The potential for converting coal to nuclear power plants is immense. There are thousands of coal power plants in operation which will need to stop spewing CO2 by 2050 to meet climate goals, and studies have shown that the up-front capital costs for new nuclear power projects are 30% less at old coal plants than at fresh new sites. Plus, well-paying jobs will await former coal workers.

But the safety issues long surrounding nuclear plants remain today. Along with Chernobyl and Fukushima, there have been 33 serious incidents at nuclear power stations worldwide since 1952 and nuclear waste is a serious issue, with more than 250,000 metric tonnes of spent fuel rods sitting in cooling pools at both closed and operative nuclear plants. Finland has spent $3.4 billion creating an underground repository for their nuclear waste — much less than the $96 billion the U.S. will spend on nuclear waste management by the end of this century.

However, the other concerns about nuclear energy remain, such as their cost and deployment time. The perception is that the greatest barrier to the supposed nuclear power renaissance is that it is unable to deliver affordable power on time and on budget. The cost is extreme, in the tens of billions of dollars, which scares off potential investors, and cost overruns are the norm not the exception. The average construction time, which doesn’t include arranging finances, planning, licensing and site preparation, is about a decade. That doesn’t bode well for nuclear, when studies show it’s 3-8 times more expensive than wind or solar power. While smaller-scale reactors are viewed by proponents as the salvation because they’re quicker to build with factory-made parts, they only generate, at most, a 10th of the energy of a conventional reactor and have many of the same problems. And reports indicate that they are even slower to reach operational status and are more expensive per kilowatt capacity.

Of course, those who support the use of nuclear power would have us believe that the massive baseload system reactors provide when they’re operational is just what weather-based renewables need during down times, but nuclear energy is the opposite of what decentralized clean energy systems require. But renewables and nuclear energy don’t mix well, according to Toby Couture of E3 Analytics. Nuclear power is “inflexible and unable to ramp up and down,” he said, “but flexible, nimble supply provided by the likes of storage capacity, smart grids, demand management and a growing toolbox of other mechanisms — not the large and inflexible supply of nuclear reactors.”

So, after all the arguments pro and con, how are we supposed to know what’s best for the future, for our world? Obviously, nuclear power had fallen out of favour after the disasters of Chernobyl and Fukushima. But now some view it as a solution, along with electric vehicles which are expensive, unproven and impractical, and a vast array of renewables such as solar and wind power, which have their own drawbacks.
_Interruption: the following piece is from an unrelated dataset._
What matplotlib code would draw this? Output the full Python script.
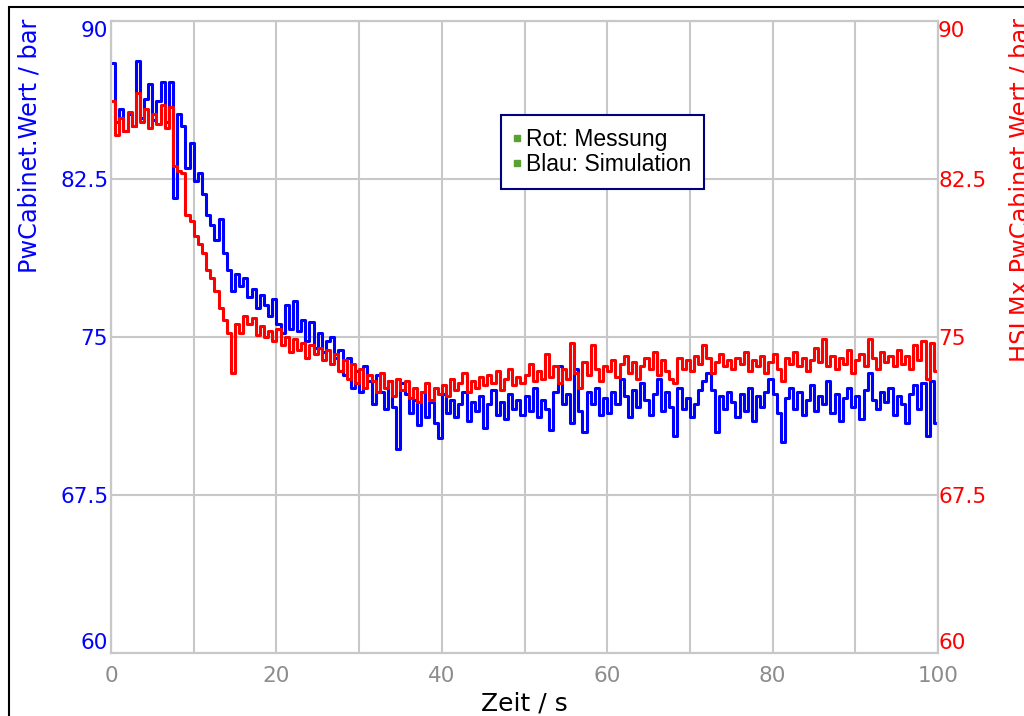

Skeptics might be forgiven for wondering if the powers that be are merely grabbing onto every untried, unproven suggestion that emanates from some (by no means not all) in the science community, along with overeager and untrained environmentalists. Not to suggest they are wrong, but some will remember the demand some years ago to ‘save our forests’ by replacing paper bags in grocery stores with plastic ones. So, we shifted toward what we were told was essential to save the world. Then, of late, those same advocates shifted 180 degrees and now say that plastic is bad so it’s better to use paper. Didn’t they do their research before? Now are we being led down yet another garden path? The world has become like a yoyo moving at the whim of special interest groups who foist their theories on the public with no guarantee they won’t be changed in another few years — after trillions of dollars have been spent making their fantasy into reality.

Maybe we should have been content with getting our energy from oil and gas, a less expensive and proven source, until we saw irrefutable proof that a particular change was without question the best way.